So, Riley was using the camera as a kind of to record events his memory had suppressed.
If he was using it this way in combat, the camera, what could be the roles or what were
the roles for him of these resulting photos now that he was at home?
You know, what were they for him and what could they be for me and what could they be
for the rest of us and should they?
So these were the kinds of questions I was exploring and got to explore with Riley.
So I'm trained as a photographer but here I was more interested in dealing with the
materials that already exist that people already have made and learning about them together.
Photos provide the chain of events that lead your mind into a state where it is okay to
kill somebody.
If you don't remember the sequence of events that took you there, you can believe you were
a monster.
So this is a picture that Riley took when he was in part of a convoy going underneath
this overpass and what he's looking at in this picture when he took it and talks about
it is the truck that's up on the bridge.
And you know, when he looks at the photo, he's like, okay, we were like, who is this?
What do we do?
Do you shoot him?
Do you not?
You know, everybody thought about it and I've got a camera in one hand and I've got a gun
in the other hand and you know, I don't really know what to do so I guess I'll just take a
picture and so that's in this particular case, that's what he did.
And so for me, I'm thinking about the different ways people use the camera and in here I think
one way is that it's used as a kind of a way to find, have some sort of power or have some
sort of control in a situation where he felt powerless and you know, Susan Sontag writes
about this in on photography, she's talking in particular about tourists in this case
where they use the camera as a way to do something.

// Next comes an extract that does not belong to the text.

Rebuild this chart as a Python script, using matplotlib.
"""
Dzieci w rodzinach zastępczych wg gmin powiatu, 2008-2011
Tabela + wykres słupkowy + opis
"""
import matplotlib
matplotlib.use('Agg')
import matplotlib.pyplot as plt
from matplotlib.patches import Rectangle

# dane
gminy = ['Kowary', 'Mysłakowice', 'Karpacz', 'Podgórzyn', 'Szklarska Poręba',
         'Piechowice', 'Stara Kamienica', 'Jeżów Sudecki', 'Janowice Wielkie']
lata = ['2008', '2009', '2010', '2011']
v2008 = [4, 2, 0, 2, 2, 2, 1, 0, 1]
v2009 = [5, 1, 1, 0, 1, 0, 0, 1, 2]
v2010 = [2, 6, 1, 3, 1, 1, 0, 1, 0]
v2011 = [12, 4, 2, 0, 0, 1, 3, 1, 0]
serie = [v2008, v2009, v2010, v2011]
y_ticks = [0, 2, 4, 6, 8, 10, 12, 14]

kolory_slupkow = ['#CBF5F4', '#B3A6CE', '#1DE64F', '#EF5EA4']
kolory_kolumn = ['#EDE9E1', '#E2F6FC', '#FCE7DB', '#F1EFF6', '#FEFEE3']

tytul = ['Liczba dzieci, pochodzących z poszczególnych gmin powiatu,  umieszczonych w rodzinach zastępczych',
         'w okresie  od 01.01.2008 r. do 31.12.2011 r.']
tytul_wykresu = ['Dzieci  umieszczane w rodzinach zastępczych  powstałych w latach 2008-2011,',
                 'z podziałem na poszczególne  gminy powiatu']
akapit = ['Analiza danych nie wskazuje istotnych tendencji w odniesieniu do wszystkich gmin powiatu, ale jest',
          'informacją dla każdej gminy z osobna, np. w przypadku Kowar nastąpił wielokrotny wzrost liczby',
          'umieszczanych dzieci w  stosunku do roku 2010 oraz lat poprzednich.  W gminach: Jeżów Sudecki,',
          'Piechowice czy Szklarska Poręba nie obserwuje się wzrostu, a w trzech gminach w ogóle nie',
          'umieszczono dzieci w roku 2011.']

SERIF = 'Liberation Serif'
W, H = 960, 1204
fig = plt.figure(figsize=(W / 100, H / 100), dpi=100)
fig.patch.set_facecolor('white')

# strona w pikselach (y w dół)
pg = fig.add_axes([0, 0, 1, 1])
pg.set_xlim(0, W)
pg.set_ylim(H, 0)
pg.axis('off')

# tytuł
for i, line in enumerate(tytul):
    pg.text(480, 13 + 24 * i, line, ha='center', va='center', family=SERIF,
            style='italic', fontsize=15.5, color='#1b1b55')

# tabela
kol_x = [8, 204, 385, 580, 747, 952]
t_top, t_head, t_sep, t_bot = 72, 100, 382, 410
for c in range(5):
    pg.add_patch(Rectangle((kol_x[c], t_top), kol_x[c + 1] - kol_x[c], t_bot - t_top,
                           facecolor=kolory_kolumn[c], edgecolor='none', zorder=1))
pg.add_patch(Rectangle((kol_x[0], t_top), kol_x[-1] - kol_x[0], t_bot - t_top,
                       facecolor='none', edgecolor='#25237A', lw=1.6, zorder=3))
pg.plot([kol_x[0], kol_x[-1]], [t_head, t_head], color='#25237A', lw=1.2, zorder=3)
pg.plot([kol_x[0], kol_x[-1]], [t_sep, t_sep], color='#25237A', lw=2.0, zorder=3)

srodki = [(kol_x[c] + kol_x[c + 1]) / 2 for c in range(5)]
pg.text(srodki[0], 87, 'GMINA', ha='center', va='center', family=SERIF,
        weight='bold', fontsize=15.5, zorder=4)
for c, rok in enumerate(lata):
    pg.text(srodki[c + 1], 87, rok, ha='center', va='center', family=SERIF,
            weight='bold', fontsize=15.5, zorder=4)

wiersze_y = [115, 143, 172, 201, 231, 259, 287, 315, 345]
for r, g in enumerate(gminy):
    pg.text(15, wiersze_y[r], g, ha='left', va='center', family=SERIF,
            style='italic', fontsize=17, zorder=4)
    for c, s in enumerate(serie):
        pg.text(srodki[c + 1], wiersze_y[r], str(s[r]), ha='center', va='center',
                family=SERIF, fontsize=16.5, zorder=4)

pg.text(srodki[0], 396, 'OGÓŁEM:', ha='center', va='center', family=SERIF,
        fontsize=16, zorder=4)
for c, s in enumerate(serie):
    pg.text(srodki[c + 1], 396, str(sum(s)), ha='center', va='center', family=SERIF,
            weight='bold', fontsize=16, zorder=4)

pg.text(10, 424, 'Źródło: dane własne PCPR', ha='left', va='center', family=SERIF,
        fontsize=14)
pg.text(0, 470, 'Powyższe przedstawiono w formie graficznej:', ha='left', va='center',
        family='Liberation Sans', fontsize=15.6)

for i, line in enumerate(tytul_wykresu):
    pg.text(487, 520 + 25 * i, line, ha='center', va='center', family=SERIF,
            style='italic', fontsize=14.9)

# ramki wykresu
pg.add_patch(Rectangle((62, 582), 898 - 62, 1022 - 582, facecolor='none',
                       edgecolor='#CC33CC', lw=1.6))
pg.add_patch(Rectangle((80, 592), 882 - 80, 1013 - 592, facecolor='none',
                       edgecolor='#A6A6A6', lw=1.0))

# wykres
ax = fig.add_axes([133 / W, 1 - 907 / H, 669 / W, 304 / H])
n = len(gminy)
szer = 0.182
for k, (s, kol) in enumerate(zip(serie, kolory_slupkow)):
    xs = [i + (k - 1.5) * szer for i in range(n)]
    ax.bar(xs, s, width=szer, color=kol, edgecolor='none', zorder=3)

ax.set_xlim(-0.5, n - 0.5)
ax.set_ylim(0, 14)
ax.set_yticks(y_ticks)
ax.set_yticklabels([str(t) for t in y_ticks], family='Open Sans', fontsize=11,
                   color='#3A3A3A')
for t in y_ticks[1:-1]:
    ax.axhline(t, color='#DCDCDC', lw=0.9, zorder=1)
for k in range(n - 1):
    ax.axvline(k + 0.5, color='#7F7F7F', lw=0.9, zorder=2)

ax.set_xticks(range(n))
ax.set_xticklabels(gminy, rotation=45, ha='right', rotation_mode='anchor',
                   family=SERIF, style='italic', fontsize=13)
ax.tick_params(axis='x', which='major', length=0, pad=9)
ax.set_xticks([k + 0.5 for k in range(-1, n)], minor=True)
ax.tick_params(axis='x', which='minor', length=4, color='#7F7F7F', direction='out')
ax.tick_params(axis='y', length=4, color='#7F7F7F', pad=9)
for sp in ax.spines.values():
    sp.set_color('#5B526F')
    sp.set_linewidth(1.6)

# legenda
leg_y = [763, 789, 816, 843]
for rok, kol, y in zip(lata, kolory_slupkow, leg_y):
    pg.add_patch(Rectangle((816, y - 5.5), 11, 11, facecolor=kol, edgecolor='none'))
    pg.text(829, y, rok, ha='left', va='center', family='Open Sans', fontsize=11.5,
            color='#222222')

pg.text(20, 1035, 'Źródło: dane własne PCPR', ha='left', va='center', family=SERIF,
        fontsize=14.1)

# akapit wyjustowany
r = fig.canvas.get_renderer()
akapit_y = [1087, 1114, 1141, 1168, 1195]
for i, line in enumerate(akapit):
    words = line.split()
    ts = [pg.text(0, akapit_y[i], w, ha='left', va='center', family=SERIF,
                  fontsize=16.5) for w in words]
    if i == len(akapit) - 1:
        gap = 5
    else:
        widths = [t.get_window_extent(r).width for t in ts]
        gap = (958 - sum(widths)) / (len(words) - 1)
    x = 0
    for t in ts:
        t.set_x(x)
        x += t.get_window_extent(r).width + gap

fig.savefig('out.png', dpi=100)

You know, when you're not doing anything, when you can't do anything, at least you can
do something and I think that's one way it happens here.
Another thing of course that struck me when we talked about this photo and other people
talk about similar photos is the kind of the arbitrary or the quickness with which people
have to make and do make these kinds of decisions.
So someone's life is ended, you know, or it's not and in this case the person who was on
top of the bridge was an ally.
Of course the conflicts today are the most photographed and being used in a lot of ways
that we can talk about if you'd like that are important and interesting and at the same
time people have been, soldiers have been taking pictures in combat for a long time.
This is a photo of my grandfather's that I found when I was a little girl and he was
a World War II veteran and was one of the first tanks to kind of roll into the concentration
camp Nordhauser in Germany, which is now, which became East Germany in Turing.
So the back says April 14, 1945, Nordhauser, Germany, workers burying concentration camp
victims, Polish and Russian victims.
I saw this and it's the I saw this that I feel today.
It's the simple statement and as if he were trying to prove it to himself or just the
simple fact that this was, that it was, that it existed and I think at some level is one
of the most primary parts of a photographic act to say that this happened.
Even if history is rewritten, it can't be refuted or at least to say that my experience,
this is my experience that happened, that part can't be refuted.